Shehri - frequently called Jibbali (or "mountain" language) in Omani Arabic - is a Modern South Arabian (or Eastern South Semitic) language spoken by a minority non-Arab population in the mountains and wilderness areas upland from Salalah in Dhofar Province in the southwest of the Sultanate of Oman.

While sometimes confused as a dialect of Arabic even by Omani Arabs, Shehri belongs to another branch of the Semitic language family entirely, as close to, say, Amharic in Ethiopia as to Arabic.

It had an estimated 25,000 speakers in the 1993 census and is best known as the language of the Dhofari rebels during the Dhofar Rebellion along the country’s border with Marxist South Yemen in the 1970s.

Alternative names/spellings for the language are: Geblet, Sheret, Sehri, Shahari, Jibali, Jibbali, Ehkili, and Qarawi.
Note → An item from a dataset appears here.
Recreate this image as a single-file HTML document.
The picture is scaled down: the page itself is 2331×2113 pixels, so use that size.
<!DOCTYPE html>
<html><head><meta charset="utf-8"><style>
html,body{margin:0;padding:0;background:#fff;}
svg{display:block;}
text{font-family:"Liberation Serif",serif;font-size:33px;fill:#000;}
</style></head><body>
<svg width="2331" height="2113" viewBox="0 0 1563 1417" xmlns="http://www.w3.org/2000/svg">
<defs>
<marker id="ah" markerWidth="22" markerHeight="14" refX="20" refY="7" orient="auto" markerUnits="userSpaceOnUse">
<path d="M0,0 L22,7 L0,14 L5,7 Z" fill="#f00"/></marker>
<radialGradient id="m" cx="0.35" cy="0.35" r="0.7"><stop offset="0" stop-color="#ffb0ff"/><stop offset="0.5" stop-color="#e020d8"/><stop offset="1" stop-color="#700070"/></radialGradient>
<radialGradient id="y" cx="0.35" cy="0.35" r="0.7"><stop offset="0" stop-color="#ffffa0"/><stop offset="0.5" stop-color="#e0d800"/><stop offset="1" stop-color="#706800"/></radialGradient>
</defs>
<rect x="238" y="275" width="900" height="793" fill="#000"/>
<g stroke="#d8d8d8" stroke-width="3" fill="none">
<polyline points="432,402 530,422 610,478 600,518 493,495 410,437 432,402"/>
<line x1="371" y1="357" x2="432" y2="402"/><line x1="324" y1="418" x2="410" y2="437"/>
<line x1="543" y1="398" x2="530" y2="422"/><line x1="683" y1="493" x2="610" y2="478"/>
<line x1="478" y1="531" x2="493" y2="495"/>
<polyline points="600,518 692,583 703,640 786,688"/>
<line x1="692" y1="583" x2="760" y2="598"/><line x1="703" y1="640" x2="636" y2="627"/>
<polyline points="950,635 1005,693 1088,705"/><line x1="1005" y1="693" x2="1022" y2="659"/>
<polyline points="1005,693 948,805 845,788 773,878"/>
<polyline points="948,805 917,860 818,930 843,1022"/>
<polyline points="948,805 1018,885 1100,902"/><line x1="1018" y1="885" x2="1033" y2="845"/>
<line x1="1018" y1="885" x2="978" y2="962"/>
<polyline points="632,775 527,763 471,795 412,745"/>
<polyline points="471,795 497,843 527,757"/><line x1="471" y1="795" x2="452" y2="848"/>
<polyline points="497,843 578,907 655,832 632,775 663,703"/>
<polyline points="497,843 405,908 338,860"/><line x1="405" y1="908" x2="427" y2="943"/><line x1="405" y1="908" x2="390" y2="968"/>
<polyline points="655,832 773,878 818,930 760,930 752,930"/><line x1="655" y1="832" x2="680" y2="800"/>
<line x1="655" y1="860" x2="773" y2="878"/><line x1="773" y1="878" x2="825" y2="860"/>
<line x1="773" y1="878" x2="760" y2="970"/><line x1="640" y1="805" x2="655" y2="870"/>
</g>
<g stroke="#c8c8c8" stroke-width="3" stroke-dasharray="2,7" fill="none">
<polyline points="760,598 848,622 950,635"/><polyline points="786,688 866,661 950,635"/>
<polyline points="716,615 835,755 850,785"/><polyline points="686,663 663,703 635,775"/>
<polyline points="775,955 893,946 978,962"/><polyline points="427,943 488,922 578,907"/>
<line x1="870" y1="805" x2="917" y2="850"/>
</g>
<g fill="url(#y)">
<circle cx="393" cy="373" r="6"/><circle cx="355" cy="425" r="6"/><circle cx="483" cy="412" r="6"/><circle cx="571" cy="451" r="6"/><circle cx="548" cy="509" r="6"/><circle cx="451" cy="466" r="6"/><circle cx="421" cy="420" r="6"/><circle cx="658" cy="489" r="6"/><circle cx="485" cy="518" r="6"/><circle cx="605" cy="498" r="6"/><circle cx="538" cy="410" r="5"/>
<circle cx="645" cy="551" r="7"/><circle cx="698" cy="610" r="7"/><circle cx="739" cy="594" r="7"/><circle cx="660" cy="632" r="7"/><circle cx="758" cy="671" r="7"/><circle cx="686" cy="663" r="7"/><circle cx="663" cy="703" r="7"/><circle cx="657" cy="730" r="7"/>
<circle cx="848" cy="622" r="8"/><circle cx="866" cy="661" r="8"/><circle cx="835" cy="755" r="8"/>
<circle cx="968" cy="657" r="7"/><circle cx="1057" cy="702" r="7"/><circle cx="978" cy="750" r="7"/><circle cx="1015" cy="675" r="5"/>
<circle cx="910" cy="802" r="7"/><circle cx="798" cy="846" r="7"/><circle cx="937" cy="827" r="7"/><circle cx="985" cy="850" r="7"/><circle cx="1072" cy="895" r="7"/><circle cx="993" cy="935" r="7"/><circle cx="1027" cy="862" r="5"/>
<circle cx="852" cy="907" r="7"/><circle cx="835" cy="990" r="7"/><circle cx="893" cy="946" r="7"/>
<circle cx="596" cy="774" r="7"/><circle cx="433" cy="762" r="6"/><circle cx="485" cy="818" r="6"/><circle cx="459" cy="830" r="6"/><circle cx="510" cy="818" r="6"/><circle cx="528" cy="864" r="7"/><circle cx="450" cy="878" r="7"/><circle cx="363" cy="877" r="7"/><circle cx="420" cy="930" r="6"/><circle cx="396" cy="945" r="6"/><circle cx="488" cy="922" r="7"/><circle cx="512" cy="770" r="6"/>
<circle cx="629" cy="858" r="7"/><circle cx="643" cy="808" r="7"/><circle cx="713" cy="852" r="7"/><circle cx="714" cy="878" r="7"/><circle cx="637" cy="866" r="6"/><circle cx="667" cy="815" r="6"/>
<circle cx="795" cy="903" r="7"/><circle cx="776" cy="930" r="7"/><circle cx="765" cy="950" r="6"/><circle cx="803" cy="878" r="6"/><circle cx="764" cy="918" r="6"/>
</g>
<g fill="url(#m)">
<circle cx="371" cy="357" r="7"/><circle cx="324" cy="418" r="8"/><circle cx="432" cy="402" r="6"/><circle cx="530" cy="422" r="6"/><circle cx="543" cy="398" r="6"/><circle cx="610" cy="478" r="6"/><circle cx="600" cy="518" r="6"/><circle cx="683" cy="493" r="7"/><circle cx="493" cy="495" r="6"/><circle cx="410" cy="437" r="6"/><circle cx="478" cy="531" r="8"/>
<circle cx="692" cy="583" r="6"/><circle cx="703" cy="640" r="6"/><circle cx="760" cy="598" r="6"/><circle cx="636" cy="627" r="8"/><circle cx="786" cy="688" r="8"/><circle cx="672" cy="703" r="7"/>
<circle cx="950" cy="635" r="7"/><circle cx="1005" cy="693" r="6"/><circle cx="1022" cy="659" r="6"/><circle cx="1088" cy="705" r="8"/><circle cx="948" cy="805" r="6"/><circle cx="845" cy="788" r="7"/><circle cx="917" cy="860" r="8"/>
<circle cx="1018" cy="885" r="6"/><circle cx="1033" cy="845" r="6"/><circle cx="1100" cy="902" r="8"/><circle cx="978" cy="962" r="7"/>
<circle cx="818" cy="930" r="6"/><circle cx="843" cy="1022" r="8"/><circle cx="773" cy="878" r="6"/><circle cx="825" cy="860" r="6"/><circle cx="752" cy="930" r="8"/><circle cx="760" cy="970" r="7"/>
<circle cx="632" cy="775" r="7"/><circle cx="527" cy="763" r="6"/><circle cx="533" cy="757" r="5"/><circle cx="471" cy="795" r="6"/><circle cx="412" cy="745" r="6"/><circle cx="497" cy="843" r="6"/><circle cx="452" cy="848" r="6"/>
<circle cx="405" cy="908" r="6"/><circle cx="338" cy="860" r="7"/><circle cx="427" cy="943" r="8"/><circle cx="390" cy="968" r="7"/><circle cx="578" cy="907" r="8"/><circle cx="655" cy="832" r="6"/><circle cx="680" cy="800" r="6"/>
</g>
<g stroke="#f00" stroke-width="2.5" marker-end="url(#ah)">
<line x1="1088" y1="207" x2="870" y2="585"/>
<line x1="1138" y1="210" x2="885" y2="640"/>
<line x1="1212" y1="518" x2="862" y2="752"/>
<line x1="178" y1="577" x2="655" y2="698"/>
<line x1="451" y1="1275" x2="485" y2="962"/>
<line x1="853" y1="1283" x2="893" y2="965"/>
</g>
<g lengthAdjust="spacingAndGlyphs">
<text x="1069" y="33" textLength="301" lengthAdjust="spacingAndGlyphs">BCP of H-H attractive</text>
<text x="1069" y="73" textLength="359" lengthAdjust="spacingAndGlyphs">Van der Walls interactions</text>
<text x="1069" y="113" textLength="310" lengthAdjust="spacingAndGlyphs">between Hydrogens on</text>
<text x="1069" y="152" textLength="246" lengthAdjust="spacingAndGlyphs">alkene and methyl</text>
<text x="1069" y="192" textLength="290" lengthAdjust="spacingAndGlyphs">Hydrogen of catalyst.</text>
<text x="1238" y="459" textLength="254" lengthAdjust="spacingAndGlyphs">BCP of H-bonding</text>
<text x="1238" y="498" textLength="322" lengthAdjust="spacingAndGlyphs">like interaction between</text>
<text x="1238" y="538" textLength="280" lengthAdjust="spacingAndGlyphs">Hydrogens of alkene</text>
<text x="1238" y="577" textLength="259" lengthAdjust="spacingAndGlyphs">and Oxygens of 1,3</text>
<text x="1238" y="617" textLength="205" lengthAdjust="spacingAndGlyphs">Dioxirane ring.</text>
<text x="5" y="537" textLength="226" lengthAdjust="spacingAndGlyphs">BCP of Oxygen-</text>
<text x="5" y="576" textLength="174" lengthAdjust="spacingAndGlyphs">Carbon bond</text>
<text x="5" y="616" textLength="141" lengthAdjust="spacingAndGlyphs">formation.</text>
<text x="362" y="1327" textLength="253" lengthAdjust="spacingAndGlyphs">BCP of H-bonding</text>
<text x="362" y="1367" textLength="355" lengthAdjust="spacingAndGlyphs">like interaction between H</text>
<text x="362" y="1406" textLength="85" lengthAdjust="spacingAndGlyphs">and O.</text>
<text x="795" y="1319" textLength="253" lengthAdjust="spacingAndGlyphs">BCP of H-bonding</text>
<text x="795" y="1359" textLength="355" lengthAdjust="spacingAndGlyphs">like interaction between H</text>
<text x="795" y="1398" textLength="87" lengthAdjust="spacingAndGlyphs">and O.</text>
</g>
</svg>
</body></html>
Shehri is spoken along a dialect continuum that includes Western Jibbali, Central Jibbali, and Eastern Jibbali, which includes Kuria Muria (or 'Baby' Jibbali).

Like most Modern South Arabian dialect speakers in Oman and Yemen, many Shehri speakers, especially men, are bilingual in higher-status local dialects of Arabic, especially the Dhofari dialect. In addition, it is primarily a spoken language, and native speakers are normally not literate in it. All this has implications for the long-term survival of the language, although currently Jibbali pride and sense of separateness has contributed to a strengthening of speakers’ attachment to their minority language.

The population of Oman is highly tribalized socially, whether Jibbali or Arab, and Shehri speakers, too, are divided into non-Arab tribes such as the Qara (also called Ehkeló, Ahkló), Shahra (Sheró, Shahara), Barahama, Bait Ash-Shaik, and Batahira.